-- START OF SOURCE EXCERPT --
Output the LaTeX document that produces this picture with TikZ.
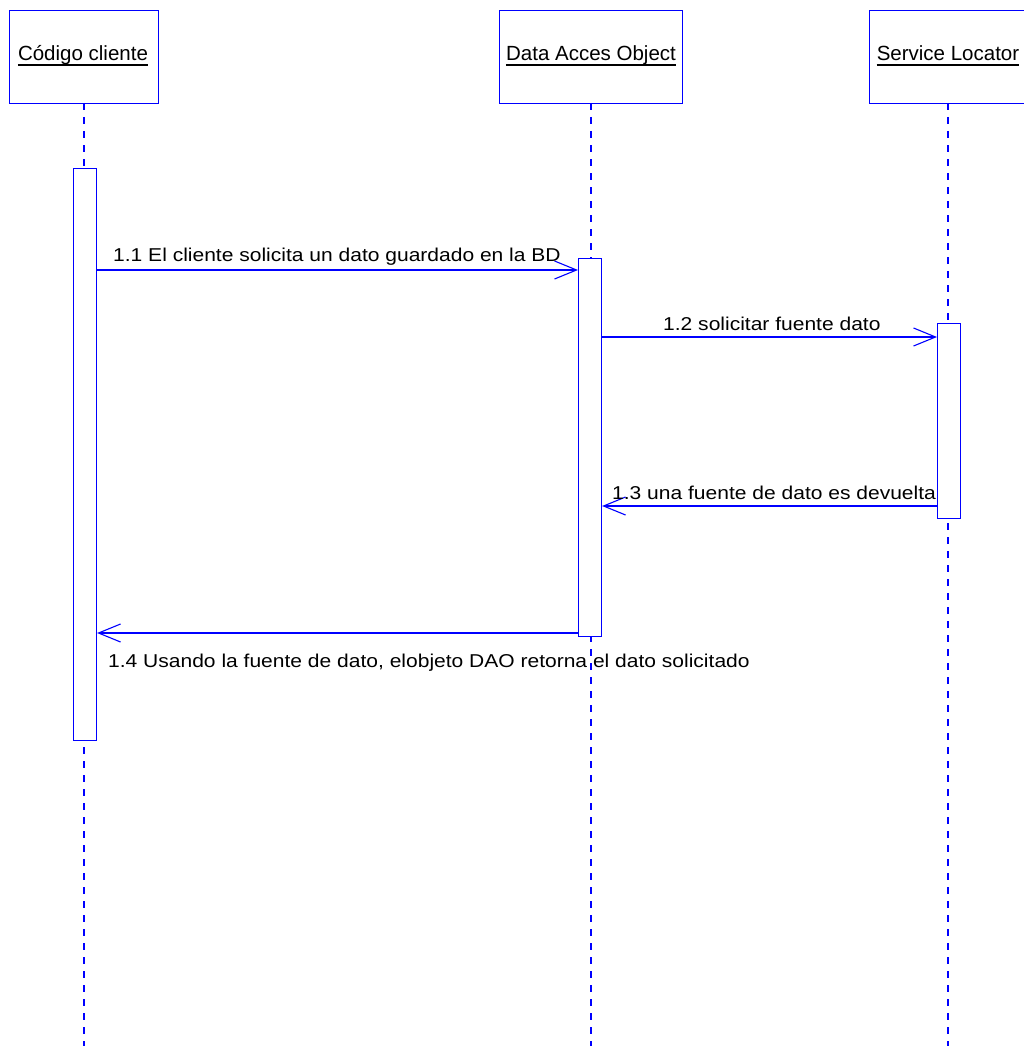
\documentclass[tikz,border=0pt]{standalone}
\usepackage{fontspec}
\setmainfont{Liberation Sans}
\usetikzlibrary{arrows.meta}
\newcommand{\msgtext}[1]{\scalebox{1.13}[1]{\fontsize{18.6}{21}\selectfont #1}}
\begin{document}
\begin{tikzpicture}[x=1pt,y=-1pt,
  uml/.style={draw=blue,line width=1.1pt},
  obj/.style={uml,fill=white,minimum height=93pt,anchor=north west,inner sep=0pt},
  life/.style={blue,line width=1.1pt,dash pattern=on 7pt off 7pt},
  act/.style={uml,fill=white,anchor=north west,minimum width=23pt,inner sep=0pt},
  msg/.style={blue,line width=1.1pt,-{Straight Barb[length=22pt,width=18pt,line width=1.1pt]}},
  lbl/.style={inner sep=0pt,anchor=base west},
  ttl/.style={font=\fontsize{20.5}{24}\selectfont,inner sep=0pt,anchor=base}]
\useasboundingbox (0,0) rectangle (1023,1046);
% object boxes
\node[obj,minimum width=149pt] (cc) at (9,10) {};
\node[obj,minimum width=183pt] (dao) at (499,10) {};
\node[obj,minimum width=156pt] (sl) at (869,10) {};
% lifelines
\coordinate (ccb) at (84,1046);
\coordinate (daob) at (591,1046);
\coordinate (slb) at (948,1046);
\draw[life] (84,103) -- (ccb);
\draw[life] (591,103) -- (daob);
\draw[life] (948,103) -- (slb);
% titles
\node[ttl] (tcc) at (83,61) {Código cliente};
\node[ttl] (tdao) at (591,61) {Data Acces Object};
\node[ttl] (tsl) at (948,61) {Service Locator};
\foreach \t in {tcc,tdao,tsl}
  \draw[line width=1.8pt] ([yshift=-4pt]\t.base west) -- ([yshift=-4pt]\t.base east);
% activations
\node[act,minimum height=572pt] (acc) at (73,168) {};
\node[act,minimum height=378pt] (adao) at (578,258) {};
\node[act,minimum height=195pt] (asl) at (937,323) {};
% messages
\draw[msg] (acc.east |- 0,270) -- (adao.west |- 0,270);
\draw[msg] (adao.east |- 0,337) -- (asl.west |- 0,337);
\draw[msg] (asl.west |- 0,506) -- (adao.east |- 0,506);
\draw[msg] (adao.west |- 0,633) -- (acc.east |- 0,633);
% message labels
\node[lbl] (l1) at (113,261) {\msgtext{1.1 El cliente solicita un dato guardado en la BD}};
\node[lbl] (l2) at (663,330) {\msgtext{1.2 solicitar fuente dato}};
\node[lbl] (l3) at (612,499) {\msgtext{1.3 una fuente de dato es devuelta}};
\node[lbl] (l4) at (108,667) {\msgtext{1.4 Usando la fuente de dato, elobjeto DAO retorna el dato solicitado}};
\end{tikzpicture}
\end{document}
-- END OF SOURCE EXCERPT --
- **SET EXERCISE**
Reproduce the whole listing above word for word, but not its pictures.

- **WORKED ANSWER**
Output the LaTeX document that produces this picture with TikZ.
\documentclass[tikz,border=0pt]{standalone}
\usepackage{fontspec}
\setmainfont{Liberation Sans}
\usetikzlibrary{arrows.meta}
\newcommand{\msgtext}[1]{\scalebox{1.13}[1]{\fontsize{18.6}{21}\selectfont #1}}
\begin{document}
\begin{tikzpicture}[x=1pt,y=-1pt,
  uml/.style={draw=blue,line width=1.1pt},
  obj/.style={uml,fill=white,minimum height=93pt,anchor=north west,inner sep=0pt},
  life/.style={blue,line width=1.1pt,dash pattern=on 7pt off 7pt},
  act/.style={uml,fill=white,anchor=north west,minimum width=23pt,inner sep=0pt},
  msg/.style={blue,line width=1.1pt,-{Straight Barb[length=22pt,width=18pt,line width=1.1pt]}},
  lbl/.style={inner sep=0pt,anchor=base west},
  ttl/.style={font=\fontsize{20.5}{24}\selectfont,inner sep=0pt,anchor=base}]
\useasboundingbox (0,0) rectangle (1023,1046);
% object boxes
\node[obj,minimum width=149pt] (cc) at (9,10) {};
\node[obj,minimum width=183pt] (dao) at (499,10) {};
\node[obj,minimum width=156pt] (sl) at (869,10) {};
% lifelines
\coordinate (ccb) at (84,1046);
\coordinate (daob) at (591,1046);
\coordinate (slb) at (948,1046);
\draw[life] (84,103) -- (ccb);
\draw[life] (591,103) -- (daob);
\draw[life] (948,103) -- (slb);
% titles
\node[ttl] (tcc) at (83,61) {Código cliente};
\node[ttl] (tdao) at (591,61) {Data Acces Object};
\node[ttl] (tsl) at (948,61) {Service Locator};
\foreach \t in {tcc,tdao,tsl}
  \draw[line width=1.8pt] ([yshift=-4pt]\t.base west) -- ([yshift=-4pt]\t.base east);
% activations
\node[act,minimum height=572pt] (acc) at (73,168) {};
\node[act,minimum height=378pt] (adao) at (578,258) {};
\node[act,minimum height=195pt] (asl) at (937,323) {};
% messages
\draw[msg] (acc.east |- 0,270) -- (adao.west |- 0,270);
\draw[msg] (adao.east |- 0,337) -- (asl.west |- 0,337);
\draw[msg] (asl.west |- 0,506) -- (adao.east |- 0,506);
\draw[msg] (adao.west |- 0,633) -- (acc.east |- 0,633);
% message labels
\node[lbl] (l1) at (113,261) {\msgtext{1.1 El cliente solicita un dato guardado en la BD}};
\node[lbl] (l2) at (663,330) {\msgtext{1.2 solicitar fuente dato}};
\node[lbl] (l3) at (612,499) {\msgtext{1.3 una fuente de dato es devuelta}};
\node[lbl] (l4) at (108,667) {\msgtext{1.4 Usando la fuente de dato, elobjeto DAO retorna el dato solicitado}};
\end{tikzpicture}
\end{document}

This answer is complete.